Bond managers could see a surge of new business over the next few years as a result of upcoming funding reform proposed by the Bush administration that would match the time profile of future cash flows with discount rates of similar duration.

Bond managers could see a surge of new business over the next few years as a result of upcoming funding reform proposed by the Bush administration that would match the time profile of future cash flows with discount rates of similar duration. This would encourage pension funds to increase their bond allocations to match liabilities, said Mike Johnston, practice leader at Hewitt Associates. Corporate plans, on average, allocate 26.97% to bonds and 63.92% to equity, according to Wilshire Associates survey. Some believe these exposures could reverse.


A Morgan Stanley report titled the Financial Market Implications of Pension Reform says, "The amounts involved would be significant, given that private [defined benefit] plans hold $1.5 trillion in assets, and much more if state and local plans, which hold another $2.5 trillion, were to join them. Shifts by the two groups could perhaps move $650 billion or more out of equities into fixed-income assets, and could also entail a major move to increase fixed-income duration." Increased demand for bonds could drive up the market, Johnston added, but this may be offset by the government issuing more debt to address its deficit.


Johnston said new funding calculations could push some companies to close their DB schemes to new entrants in an attempt to limit costs—a move that could lead to even higher bond allocations. Closing a fund shortens its liability profile, which can encourage plans to boost their bond stakes to match liabilities as they run down.

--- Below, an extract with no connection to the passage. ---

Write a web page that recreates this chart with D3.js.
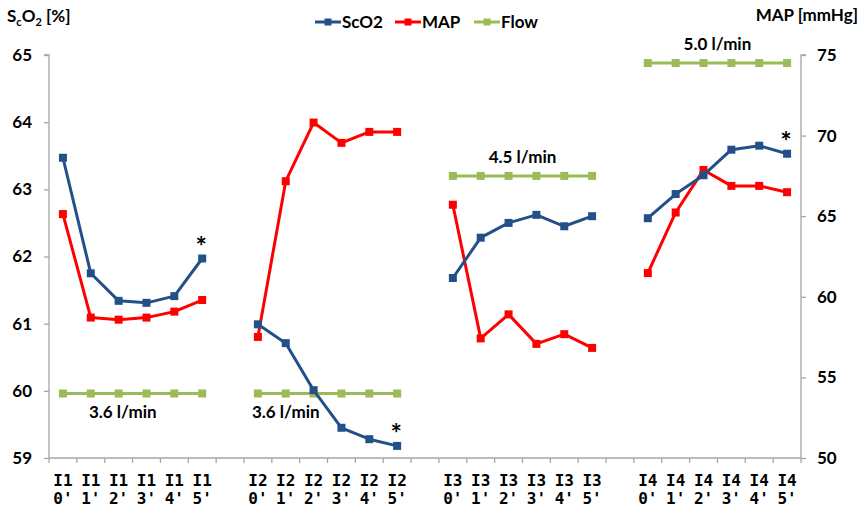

The Bush administration's Single Employer Defined Benefit Pension Reform Proposal suggests that funds calculate their liabilities using interest rates drawn from a yield curve for high-quality zero-coupon corporate bonds. The Secretary of the Treasury would issue this monthly and would base it on the interest rates, averaged over 90 business days, for AA-rated corporate bonds with varying maturities. Using a yield curve would make the liabilities of corporate plans with more immediate cash flows look larger, said Richard Berner, managing director and chief U.S. economist at Morgan Stanley. In general the plans with the largest deficits are fairly mature, so their liabilities would appear even larger, he added.


Using this yield curve would make liabilities, and thus also contributions, more volatile year-on-year because, unlike with current pension accounting, there is no smoothing mechanism, said Jim Klein, president of the America Benefits Council. Pension funds currently calculate liabilities using the weighted average over the past four years of a composite of three long bond indices. Before legislation last year, funds used a floating four-year average of 30-year Treasury rates. Matching liabilities with bonds would dampen the volatility of contributions.


Current accounting rules allow corporations to make rosy return forecasts for stocks and most other assets, provided they are based on historical returns and are ratified by an external auditor. Bond returns, however, must be forecast based on current yields to maturity. As yields have fallen over the past couple of years, pension funds have lowered their bond exposures. "Last year must have been the lowest allocation to bonds in modern history," said Ron Ryan, chief financial architect of Ryan ALM. "This whole game is based on trying to look good and avoid embarrassment and avoid cost," he said, "but will cost more in the long term" because liabilities aren't matched.